On the occasion of the International Day Against Nuclear Tests (Aug. 29), we invite you to a special virtual briefing on the events that led to end of nuclear testing in Kazakstan and how it helped change the course of nuclear history.
HE Yerzhan Ashikbayev, Ambassador of Kazakhstan to the United States
Speakers and Topics:
- Kazakhstan’s Closure of the Semipalatinsk Nuclear Test Site — Togzhan Kassenova, senior fellow with the Project on International Security, Commerce, and Economic Statecraft at the Center for Policy Research at the University at Albany, SUNY. She is the author of the forthcoming book Atomic Steppe: How Kazakhstan Gave Up the Bomb (Stanford Press, Feb. 2022).
- The impact of Kazakhstan’s anti-nuclear movement on the global anti-nuclear movement – Mary-Wynne Ashford, International Physicians Against Nuclear War Canada.

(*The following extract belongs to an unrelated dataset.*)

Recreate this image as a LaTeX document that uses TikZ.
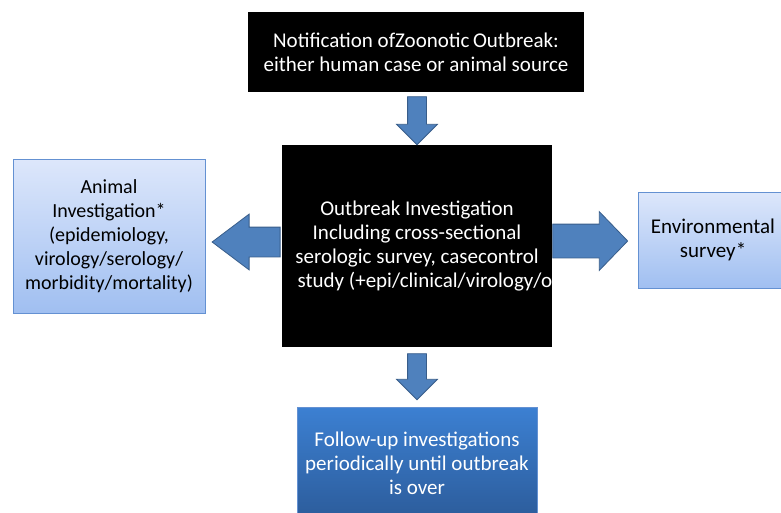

- The impact of the closure of the Semipalatinsk nuclear test site on the Soviet & US moratoriums on nuclear testing, and subsequent opening for signature of the CTBT – Daryl G. Kimball, executive director, Arms Control Association.
Moderator: Dr. Francesca Giovannini, Executive Director, Managing the Atom project at Harvard's Belfer Center. Dr. Giovannini is the author of the new article “The CTBT at 25 and Beyond” in the forthcoming September issue of Arms Control Today.
Following comments from the speakers, there will be a question-and-answer session.